The repartees are the one to be savored, and although they’re not the best (Last Crusade was the winner in this department, in my book) they’re clever and sharp nonetheless. Ford and Winstone crack it up, and so does old John Hurt holding dearly to the Crystal Skull. Then there’s the most pleasing return of Allen, who simply makes for the best female in the whole of Indiana Jones’ world. Without her, the two intermediate films seemed that bit incomplete. ‘Junior’ finds its way as well, and we realize Ford is no Connery, just as LaBeouf is no Ford. I was glad at the end, when the fedora goes on top of the right head, that of Dr. Henry Jones Jr.
Where does it stand in the franchisee, you might want to know. Let us be honest here, it is tough to falter on an Indy film, simply because it has got a formula going for it.
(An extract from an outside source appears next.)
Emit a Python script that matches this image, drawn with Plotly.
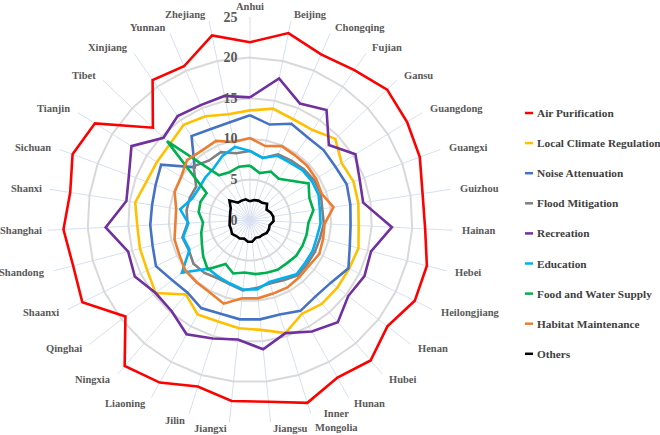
import math
import plotly.graph_objects as go

provinces = ["Anhui", "Beijing", "Chongqing", "Fujian", "Gansu", "Guangdong", "Guangxi",
             "Guizhou", "Hainan", "Hebei", "Heilongjiang", "Henan", "Hubei", "Hunan",
             "Inner Mongolia", "Jiangsu", "Jiangxi", "Jilin", "Liaoning", "Ningxia",
             "Qinghai", "Shaanxi", "Shandong", "Shanghai", "Shanxi", "Sichuan", "Tianjin",
             "Tibet", "Xinjiang", "Yunnan", "Zhejiang"]
province_labels = [p.replace("Inner Mongolia", "Inner<br>Mongolia") for p in provinces]

air_purification = [21.9, 23.5, 22.2, 22.5, 23.3, 22.8, 22.3, 21.5, 21.6, 22.5, 22.6, 21.4, 22.8,
                    22.2, 23.6, 22.5, 22.4, 21.5, 22.9, 23.7, 19.4, 23.0, 22.5, 23.0, 22.4, 23.3,
                    22.5, 16.5, 21.0, 20.6, 23.2]
local_climate = [13.5, 14.0, 13.5, 13.5, 14.5, 13.3, 13.6, 13.5, 13.4, 13.8, 13.6, 13.6, 13.6,
                 13.2, 14.6, 13.6, 13.4, 13.1, 13.3, 12.1, 14.7, 14.1, 14.0, 13.9, 14.3, 13.6,
                 13.5, 13.6, 14.3, 13.9, 13.3]
noise_attenuation = [12.9, 12.0, 12.9, 12.4, 12.5, 12.4, 12.7, 12.5, 12.4, 12.7, 13.5, 12.6, 12.4,
                     12.8, 12.2, 12.3, 12.3, 12.1, 12.4, 11.8, 12.1, 12.9, 12.4, 12.3, 12.2, 12.4,
                     12.9, 9.4, 12.6, 12.2, 12.3]
flood_mitigation = [8.5, 7.8, 8.8, 8.9, 9.1, 9.3, 9.3, 9.0, 9.1, 8.9, 8.9, 8.9, 9.0, 8.5, 8.2,
                    8.4, 8.7, 8.3, 8.2, 8.6, 8.8, 8.4, 8.6, 7.7, 7.9, 7.9, 7.8, 9.6, 8.9, 9.1, 8.4]
recreation = [15.1, 17.8, 15.6, 16.5, 13.4, 15.3, 14.4, 14.1, 17.5, 15.4, 15.7, 15.3, 16.6, 15.7,
              14.6, 16.0, 14.8, 15.3, 16.1, 14.8, 14.7, 15.8, 15.5, 17.8, 15.4, 15.9, 17.2, 14.7,
              15.6, 15.4, 15.6]
education = [8.5, 7.8, 8.6, 8.6, 8.9, 9.0, 9.0, 8.7, 8.7, 8.5, 8.6, 8.6, 8.8, 8.2, 8.0, 8.6, 8.6,
             8.2, 8.0, 7.9, 10.6, 8.3, 8.5, 7.6, 8.7, 7.6, 7.4, 7.6, 7.8, 8.6, 9.2]
food_water = [6.7, 5.9, 6.5, 6.2, 7.0, 8.5, 7.8, 7.9, 7.2, 7.2, 7.2, 7.2, 7.0, 7.0, 6.8, 6.7, 6.5,
              6.9, 6.2, 8.0, 7.3, 6.6, 6.2, 5.8, 6.4, 6.5, 6.3, 14.1, 6.7, 6.4, 6.7]
habitat = [10.1, 9.3, 9.9, 9.7, 9.7, 9.6, 9.4, 10.4, 9.2, 9.3, 9.5, 9.2, 9.3, 9.5, 9.5, 9.7, 9.7,
           10.8, 10.2, 10.1, 10.1, 9.7, 9.6, 9.2, 9.2, 9.9, 10.0, 10.7, 10.4, 10.6, 9.8]
others = [2.3, 2.5, 2.6, 2.6, 2.9, 2.4, 2.7, 2.9, 2.9, 2.5, 2.6, 2.6, 2.4, 2.4, 2.3, 2.7, 2.7, 2.4,
          2.6, 2.6, 2.8, 2.6, 2.6, 2.5, 2.5, 2.6, 2.8, 3.5, 2.6, 2.6, 2.6]

series_names = ["Air Purification", "Local Climate Regulation", "Noise Attenuation",
                "Flood Mitigation", "Recreation", "Education", "Food and Water Supply",
                "Habitat Maintenance", "Others"]
series_values = [air_purification, local_climate, noise_attenuation, flood_mitigation,
                 recreation, education, food_water, habitat, others]
series_colors = ["#ff0000", "#ffc000", "#4472c4", "#808080", "#7030a0", "#00b0f0",
                 "#00b050", "#ed7d31", "#000000"]

W, H = 660, 435
CX, CY, R = 250, 220, 203  # polar centre and radius in pixels

fig = go.Figure()
for name, vals, color in zip(series_names, series_values, series_colors):
    fig.add_trace(go.Scatterpolar(
        r=vals + [vals[0]],
        theta=provinces + [provinces[0]],
        mode="lines",
        name=name,
        showlegend=False,
        line=dict(color=color, width=2.6),
    ))

annotations = []
# category labels around the radar (Excel-like placement)
n = len(provinces)
label_font = dict(family="Liberation Serif", size=10.5, color="#595959", weight="bold")
for k, lab in enumerate(province_labels):
    a = 2 * math.pi * k / n
    s, c = math.sin(a), math.cos(a)
    if k == 0:
        px, py = CX, 7
        xa, ya = "center", "middle"
    else:
        d = 210
        px, py = CX + d * s, CY - d * c
        xa = "left" if s > 0 else "right"
        ya = "middle"
        if xa == "right":
            px = max(px, 44)
    annotations.append(dict(
        x=px / W, y=1 - py / H, xref="paper", yref="paper",
        text=lab, showarrow=False, xanchor=xa, yanchor=ya, align="center",
        font=label_font,
    ))

# legend built from the series
shapes = []
leg_font = dict(family="Liberation Serif", size=11.3, color="#404040", weight="bold")
for i, (name, color) in enumerate(zip(series_names, series_colors)):
    ly = 113 + 30.1 * i
    shapes.append(dict(type="line", xref="paper", yref="paper",
                       x0=525 / W, x1=533 / W, y0=1 - ly / H, y1=1 - ly / H,
                       line=dict(color=color, width=2.5)))
    annotations.append(dict(
        x=535 / W, y=1 - ly / H, xref="paper", yref="paper",
        text=name, showarrow=False, xanchor="left", yanchor="middle",
        font=leg_font,
    ))

fig.update_layout(
    width=W, height=H,
    margin=dict(l=0, r=0, t=0, b=0),
    paper_bgcolor="white",
    plot_bgcolor="white",
    showlegend=False,
    annotations=annotations,
    shapes=shapes,
    polar=dict(
        domain=dict(x=[(CX - R) / W, (CX + R) / W], y=[1 - (CY + R) / H, 1 - (CY - R) / H]),
        bgcolor="white",
        gridshape="linear",
        angularaxis=dict(
            direction="clockwise", rotation=90,
            showline=False,
            gridcolor="#d6e0f0", gridwidth=1,
            ticks="",
            showticklabels=False,
        ),
        radialaxis=dict(
            range=[0, 25], dtick=5, angle=90,
            showline=False,
            ticks="outside", ticklen=7, tickcolor="rgba(0,0,0,0)",
            gridcolor="#d9d9d9", gridwidth=1.5,
            tickfont=dict(family="Liberation Serif", size=14, color="#595959", weight="bold"),
            side="counterclockwise",
            tickangle=90,
        ),
    ),
)

fig.write_html("out.html")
All the films are essentially the same, and everybody might have his own favorite. I love Raiders of the Lost Ark, there’re many who simply find The Last Crusade a joy, and there’re others, film buffs like Jim Emerson who’re nuts on Temple of The Doom and its references. Roger Ebert called it right on the money; these films are like four pounds of sausages. I sure was a bit disappointed with the final few moments of the ending. But then, I realized, I’ve myself changed over the years. I look back at the earlier films, and I’m not sure what was exactly that left such an indelible impression. Though I do discover a sense of nostalgia. Maybe I got to ask that kid next to me what he felt about the ending. What did he think of those images, such mixture of the mythical and the scientific, taking a cue from what Erik Von Däniken said in Chariots of God.
My room partner, who had never watched an Indy film before is now the newest member into the club, and he was so geared up he wanted to watch the other films before daybreak. And I, a veteran, was thoroughly entertained, and as a fan, couldn’t have asked for more. I’m not sure if there’s anything more anyone can do when you decide to pick up the long dormant reins of a most beloved franchisee.